5/16/2005

fil i bus ter != debate;


n.
The use of obstructionist tactics, especially prolonged speechmaking, for the purpose of delaying legislative action.
An instance of the use of this delaying tactic.
An adventurer who engages in a private military action in a foreign country.

--Term used to designate obstructionist tactics in legislative assemblies (who knows-- maybe even in .NET assemblies). It has particular reference to the U.S. Senate, where the tradition of unlimited debate is very strong.
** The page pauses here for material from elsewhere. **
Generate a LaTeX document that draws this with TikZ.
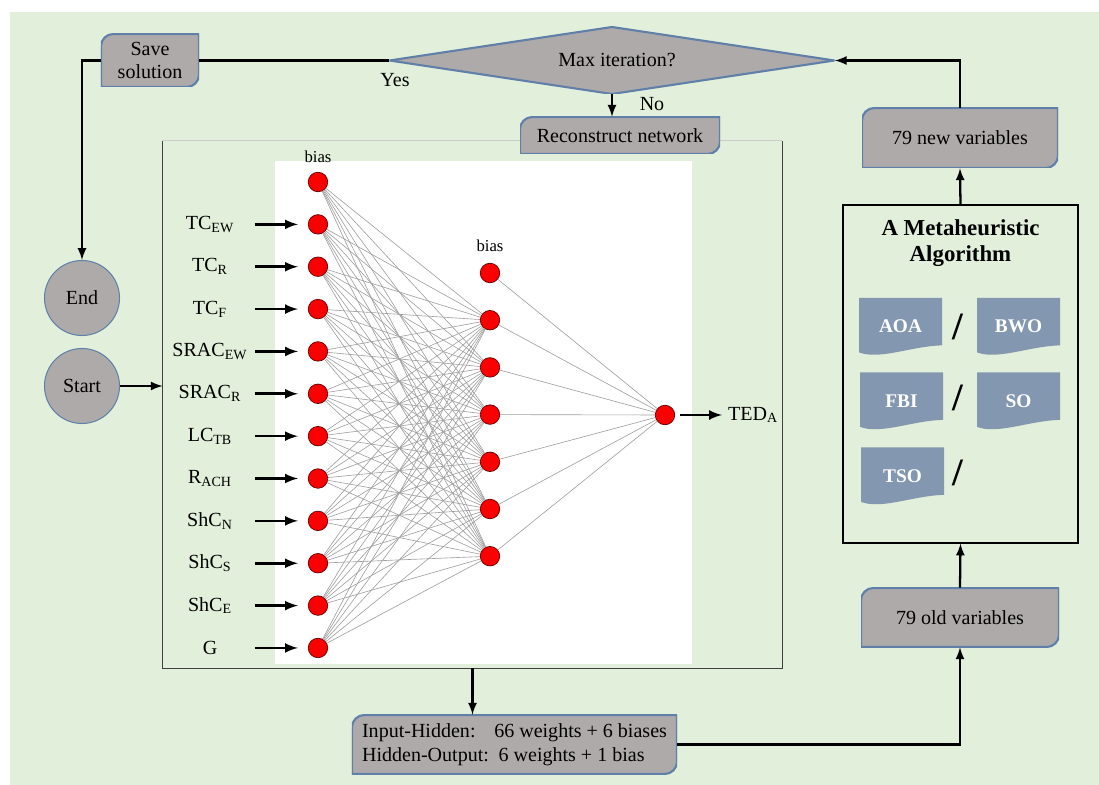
\documentclass[tikz,border=0pt]{standalone}
\usepackage{fontspec}
\setmainfont{Liberation Serif}
\usetikzlibrary{shapes.geometric}

\definecolor{bggreen}{RGB}{226,239,218}
\definecolor{boxgrey}{RGB}{174,170,170}
\definecolor{boxedge}{RGB}{96,128,170}
\definecolor{docblue}{RGB}{132,151,176}
\definecolor{neuronred}{RGB}{250,0,0}

\begin{document}
\begin{tikzpicture}[
    x=0.2mm,
    y=-0.2mm,
    font=\fontsize{11.4}{13.5}\selectfont,
    greybox/.style={
        rectangle,
        inner sep=0pt,
        align=center,
        path picture={
            \filldraw[fill=boxgrey, draw=boxedge, line width=1.2pt]
            (path picture bounding box.west) [rounded corners=7pt]
            -- (path picture bounding box.north west)
            -- (path picture bounding box.north) [sharp corners]
            -- (path picture bounding box.north east)
            -- (path picture bounding box.east) [rounded corners=7pt]
            -- (path picture bounding box.south east)
            -- (path picture bounding box.south) [sharp corners]
            -- (path picture bounding box.south west)
            -- cycle;
        }
    },
    decision/.style={
        rectangle,
        inner sep=0pt,
        minimum width=89mm,
        minimum height=13.4mm,
        path picture={
            \filldraw[fill=boxgrey, draw=boxedge, line width=1.2pt]
            (path picture bounding box.west)
            -- (path picture bounding box.north)
            -- (path picture bounding box.east)
            -- (path picture bounding box.south)
            -- cycle;
        }
    },
    docshape/.style={
        rectangle,
        inner sep=0pt,
        text=white,
        font=\bfseries\fontsize{11}{13}\selectfont,
        minimum width=16.6mm,
        minimum height=11.4mm,
        path picture={
            \fill[docblue]
            (path picture bounding box.north west)
            -- (path picture bounding box.north east)
            -- ([yshift=5.5pt]path picture bounding box.south east)
            .. controls ([xshift=6pt,yshift=5pt]path picture bounding box.south)
            and ([xshift=-12pt,yshift=-3pt]path picture bounding box.south)
            .. ([yshift=1.5pt]path picture bounding box.south west)
            -- cycle;
        }
    },
    terminal/.style={
        circle,
        fill=boxgrey,
        draw=boxedge,
        line width=0.6pt,
        minimum size=15mm,
        inner sep=0pt
    },
    neuron/.style={
        circle,
        fill=neuronred,
        draw=red!40!black,
        line width=0.4pt,
        minimum size=3.9mm,
        inner sep=0pt
    },
    wire/.style={
        gray!75,
        line width=0.35pt
    },
    arrow/.style={
        -latex,
        line width=1.3pt
    },
    inarrow/.style={
        -latex,
        line width=1.5pt
    },
    slash/.style={
        font=\bfseries\fontsize{22}{22}\selectfont
    }
]

% background
\fill[white] (0,0) rectangle (1099,785);
\fill[bggreen] (10,12) rectangle (1099,785);

% network frame and panel
\node[minimum width=123.8mm, minimum height=105.4mm, inner sep=0pt] (nnframe) at (472.5,404.5) {};
\draw[gray!40, line width=0.5pt] (nnframe.north west) -- (nnframe.north east);
\draw[gray!50!black, line width=0.6pt] (nnframe.north west) -- (nnframe.south west) -- (nnframe.south east) -- (nnframe.north east);
\node[fill=white, minimum width=83.4mm, minimum height=100.6mm, inner sep=0pt] (panel) at (483.5,412.5) {};

% flow boxes
\node[greybox, minimum width=19.6mm, minimum height=10.6mm] (save) at (150,60.5) {Save\\solution};
\node[decision] (maxit) at (612,60.5) {\hspace*{2mm}Max iteration?};
\node[greybox, minimum width=40mm, minimum height=7.4mm] (recon) at (620,135.5) {Reconstruct network};
\node[terminal] (endc) at (82,298) {End};
\node[terminal] (startc) at (82,386) {Start};
\node[greybox, minimum width=39.2mm, minimum height=12mm] (newvar) at (960,138) {79 new variables};
\node[greybox, minimum width=39.6mm, minimum height=11.8mm] (oldvar) at (960,617.5) {79 old variables};
\node[greybox, minimum width=65mm, minimum height=11.8mm, align=left] (params) at (514.5,744.5)
    {Input-Hidden:\hspace{0.6em} 66 weights + 6 biases\\Hidden-Output:\hspace{0.15em} 6 weights + 1 bias};

\node (yes) at (395,80) {Yes};
\node (no) at (652,104) {No};

% metaheuristic block
\node[draw=black, line width=0.7pt, minimum width=47mm, minimum height=67.6mm, inner sep=0pt] (meta) at (960.5,374) {};
\node[font=\bfseries\fontsize{13}{15}\selectfont, align=center] (title) at (960.5,243) {A Metaheuristic\\Algorithm};
\node[docshape] (aoa) at (900.5,326.5) {AOA};
\node[docshape] (bwo) at (1018.5,326.5) {BWO};
\node[docshape] (fbi) at (901.5,401) {FBI};
\node[docshape] (so) at (1018.5,401) {SO};
\node[docshape] (tso) at (902.5,476) {TSO};
\node[slash] (sl1) at (958,327) {/};
\node[slash] (sl2) at (958,398) {/};
\node[slash] (sl3) at (958,473) {/};

% neurons
\foreach \k in {0,...,11}
    \node[neuron] (i\k) at (318,{182+42.36*\k}) {};
\foreach \k in {0,...,6}
    \node[neuron] (h\k) at (490,{273+47.2*\k}) {};
\node[neuron] (out) at (665,415) {};

\node[font=\fontsize{9.5}{11}\selectfont] (bias1) at (318,157) {bias};
\node[font=\fontsize{9.5}{11}\selectfont] (bias2) at (490,246) {bias};

% weights
\foreach \a in {0,...,11}
    \foreach \b in {1,...,6}
        \draw[wire] (i\a) -- (h\b);
\foreach \b in {0,...,6}
    \draw[wire] (h\b) -- (out);

% inputs
\foreach \k/\lab in {1/TC\textsubscript{EW}, 2/TC\textsubscript{R}, 3/TC\textsubscript{F},
    4/SRAC\textsubscript{EW}, 5/SRAC\textsubscript{R}, 6/LC\textsubscript{TB},
    7/R\textsubscript{ACH}, 8/ShC\textsubscript{N}, 9/ShC\textsubscript{S},
    10/ShC\textsubscript{E}, 11/G}
{
    \node (lab\k) at (210,{182+42.36*\k}) {\lab};
    \draw[inarrow] ([xshift=-10.6mm]i\k.west) -- ([xshift=-2mm]i\k.west);
}

% output
\node[anchor=west] (ted) at (722,415) {TED\textsubscript{A}};
\draw[inarrow, shorten <=1mm] (out) -- (ted);

% flow connectors
\draw[line width=1.3pt] (maxit.west) -- (save.east);
\draw[arrow] (save.west) -- (save.west -| endc.north) -- (endc.north);
\draw[arrow] (maxit.south) -- (maxit.south |- recon.north);
\draw[arrow] (newvar.north) |- (maxit.east);
\draw[arrow] (meta.north) -- (newvar.south);
\draw[arrow] (oldvar.north) -- (meta.south);
\draw[arrow] (params.east) -| (oldvar.south);
\draw[arrow] (nnframe.south) -- (nnframe.south |- params.north);
\draw[arrow] (startc.east) -- (startc.east -| nnframe.west);

\end{tikzpicture}
\end{document}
What's particularly interesting is the origin of the word:

In the 17th cent. the term was applied to buccaneers who plundered the Spanish colonies in the New World. In the 19th cent. the word was used more in reference to adventurers who organized and led, under private initiative, armed expeditions into countries with which the country from which they set out was at peace. Complications between the governments involved were likely to result. There was a series of filibustering expeditions from the United States against Cuba, Mexico, and Central and South American countries in the 19th cent., some of them led by citizens of the United States.

Does this all sound familiar in a modern setting?

Draw your own conclusions, but remember-- it's your and my taxes that pay for this imbecility. You can run the government, have a debate, and vote on it. Fil-i-bus-ter != debate. Leave the Stone Age for Barney Rubble.